Выбрать главу

Вот и Лысенко авторитетно заявляет: «В нашем Советском Союзе люди не родятся (то есть где-то родятся, но не у нас. — М. Т.), родятся организмы, а люди у нас делаются — трактористы, мотористы, механики, академики, ученые… Я не родился человеком, я сделался человеком. И чувствовать себя в такой обстановке — больше, чем быть счастливым… Меня часто спрашивают, кто мои родители. И я обычно отвечаю: крестьяне, с 1929 года в колхозе. А по сути у меня есть и другие родители: Коммунистическая партия, советская власть и колхозы. Они меня воспитали, сделали настоящим человеком… Что такое яровизация? Ее не было бы, если бы не было колхозов и совхозов. И если бы не было советской власти, то я, наверное, не был бы на научной работе».

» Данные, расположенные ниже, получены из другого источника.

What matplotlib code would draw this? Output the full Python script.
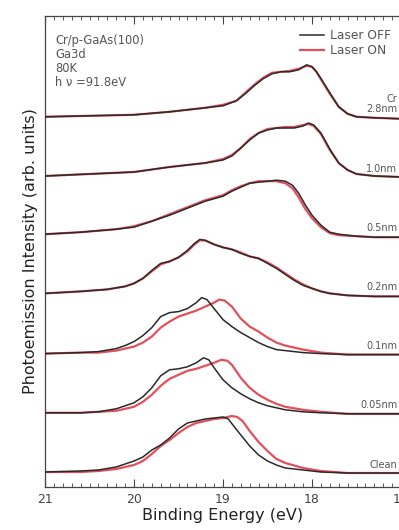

Все это было чрезвычайно близко пониманию Сталина. Он поучал: «Надо беречь каждого способного и понимающего работника, беречь и выращивать его. Людей надо заботливо и внимательно выращивать, как садовник выращивает облюбованное плодовое дерево».

Конечно, следует помнить, что наряду с «облюбованными» не в пример больше «необлюбованных» экземпляров, таких, какие любой селекционер считает браком, неизбежным отходом, и выпалывает без всякого сожаления. Те, кому довелось бывать на дачах Сталина, вспоминают его подстригающим кусты, равняющим их по ранжиру…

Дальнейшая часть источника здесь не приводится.